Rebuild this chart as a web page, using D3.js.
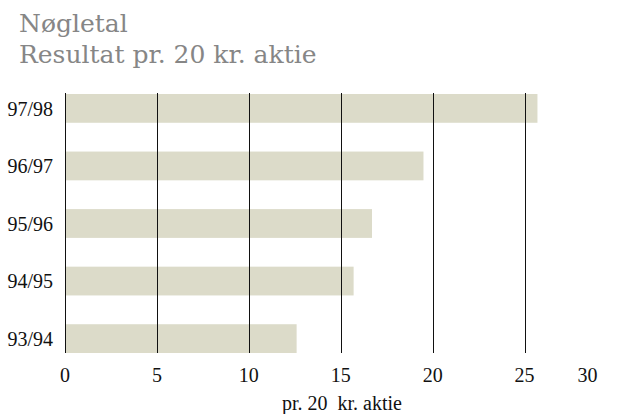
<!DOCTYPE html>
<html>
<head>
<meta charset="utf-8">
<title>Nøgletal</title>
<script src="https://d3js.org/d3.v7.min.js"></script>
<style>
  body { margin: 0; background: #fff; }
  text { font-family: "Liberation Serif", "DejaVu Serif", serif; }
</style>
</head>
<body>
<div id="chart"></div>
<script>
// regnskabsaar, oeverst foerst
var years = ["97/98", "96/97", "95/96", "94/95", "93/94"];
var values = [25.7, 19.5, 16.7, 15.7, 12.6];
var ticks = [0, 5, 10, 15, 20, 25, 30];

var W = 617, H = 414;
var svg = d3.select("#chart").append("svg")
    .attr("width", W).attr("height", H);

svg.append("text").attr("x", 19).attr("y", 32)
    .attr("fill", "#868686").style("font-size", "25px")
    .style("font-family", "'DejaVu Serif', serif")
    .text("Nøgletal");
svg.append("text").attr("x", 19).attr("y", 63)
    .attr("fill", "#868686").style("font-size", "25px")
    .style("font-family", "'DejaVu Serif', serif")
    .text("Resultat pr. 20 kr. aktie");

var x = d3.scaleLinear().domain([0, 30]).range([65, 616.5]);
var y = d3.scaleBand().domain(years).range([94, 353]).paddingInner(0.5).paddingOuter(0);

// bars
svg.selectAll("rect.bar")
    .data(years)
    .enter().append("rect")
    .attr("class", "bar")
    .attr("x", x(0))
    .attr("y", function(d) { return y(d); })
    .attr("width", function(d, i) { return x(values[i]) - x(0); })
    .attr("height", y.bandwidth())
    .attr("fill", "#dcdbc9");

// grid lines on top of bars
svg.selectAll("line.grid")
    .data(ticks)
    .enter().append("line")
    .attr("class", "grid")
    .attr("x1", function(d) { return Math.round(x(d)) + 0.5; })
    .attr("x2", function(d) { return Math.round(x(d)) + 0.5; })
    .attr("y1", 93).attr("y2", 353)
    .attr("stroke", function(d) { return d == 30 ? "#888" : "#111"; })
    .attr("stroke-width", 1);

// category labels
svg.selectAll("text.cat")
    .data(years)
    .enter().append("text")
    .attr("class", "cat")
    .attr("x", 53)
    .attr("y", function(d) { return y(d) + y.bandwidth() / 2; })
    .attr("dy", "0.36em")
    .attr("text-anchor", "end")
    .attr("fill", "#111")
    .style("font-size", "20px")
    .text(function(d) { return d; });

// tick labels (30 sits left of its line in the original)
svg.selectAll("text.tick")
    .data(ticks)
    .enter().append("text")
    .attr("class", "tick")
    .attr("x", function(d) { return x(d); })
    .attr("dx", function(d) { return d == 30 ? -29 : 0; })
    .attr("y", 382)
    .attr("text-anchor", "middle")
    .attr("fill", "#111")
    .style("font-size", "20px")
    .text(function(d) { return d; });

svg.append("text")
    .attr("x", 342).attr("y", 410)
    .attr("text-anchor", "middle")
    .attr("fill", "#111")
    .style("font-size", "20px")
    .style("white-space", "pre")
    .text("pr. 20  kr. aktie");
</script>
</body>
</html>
§ §
* The task
All of the data above should be transcribed verbatim, with pictures omitted.

* Full answer
Rebuild this chart as a web page, using D3.js.
<!DOCTYPE html>
<html>
<head>
<meta charset="utf-8">
<title>Nøgletal</title>
<script src="https://d3js.org/d3.v7.min.js"></script>
<style>
  body { margin: 0; background: #fff; }
  text { font-family: "Liberation Serif", "DejaVu Serif", serif; }
</style>
</head>
<body>
<div id="chart"></div>
<script>
// regnskabsaar, oeverst foerst
var years = ["97/98", "96/97", "95/96", "94/95", "93/94"];
var values = [25.7, 19.5, 16.7, 15.7, 12.6];
var ticks = [0, 5, 10, 15, 20, 25, 30];

var W = 617, H = 414;
var svg = d3.select("#chart").append("svg")
    .attr("width", W).attr("height", H);

svg.append("text").attr("x", 19).attr("y", 32)
    .attr("fill", "#868686").style("font-size", "25px")
    .style("font-family", "'DejaVu Serif', serif")
    .text("Nøgletal");
svg.append("text").attr("x", 19).attr("y", 63)
    .attr("fill", "#868686").style("font-size", "25px")
    .style("font-family", "'DejaVu Serif', serif")
    .text("Resultat pr. 20 kr. aktie");

var x = d3.scaleLinear().domain([0, 30]).range([65, 616.5]);
var y = d3.scaleBand().domain(years).range([94, 353]).paddingInner(0.5).paddingOuter(0);

// bars
svg.selectAll("rect.bar")
    .data(years)
    .enter().append("rect")
    .attr("class", "bar")
    .attr("x", x(0))
    .attr("y", function(d) { return y(d); })
    .attr("width", function(d, i) { return x(values[i]) - x(0); })
    .attr("height", y.bandwidth())
    .attr("fill", "#dcdbc9");

// grid lines on top of bars
svg.selectAll("line.grid")
    .data(ticks)
    .enter().append("line")
    .attr("class", "grid")
    .attr("x1", function(d) { return Math.round(x(d)) + 0.5; })
    .attr("x2", function(d) { return Math.round(x(d)) + 0.5; })
    .attr("y1", 93).attr("y2", 353)
    .attr("stroke", function(d) { return d == 30 ? "#888" : "#111"; })
    .attr("stroke-width", 1);

// category labels
svg.selectAll("text.cat")
    .data(years)
    .enter().append("text")
    .attr("class", "cat")
    .attr("x", 53)
    .attr("y", function(d) { return y(d) + y.bandwidth() / 2; })
    .attr("dy", "0.36em")
    .attr("text-anchor", "end")
    .attr("fill", "#111")
    .style("font-size", "20px")
    .text(function(d) { return d; });

// tick labels (30 sits left of its line in the original)
svg.selectAll("text.tick")
    .data(ticks)
    .enter().append("text")
    .attr("class", "tick")
    .attr("x", function(d) { return x(d); })
    .attr("dx", function(d) { return d == 30 ? -29 : 0; })
    .attr("y", 382)
    .attr("text-anchor", "middle")
    .attr("fill", "#111")
    .style("font-size", "20px")
    .text(function(d) { return d; });

svg.append("text")
    .attr("x", 342).attr("y", 410)
    .attr("text-anchor", "middle")
    .attr("fill", "#111")
    .style("font-size", "20px")
    .style("white-space", "pre")
    .text("pr. 20  kr. aktie");
</script>
</body>
</html>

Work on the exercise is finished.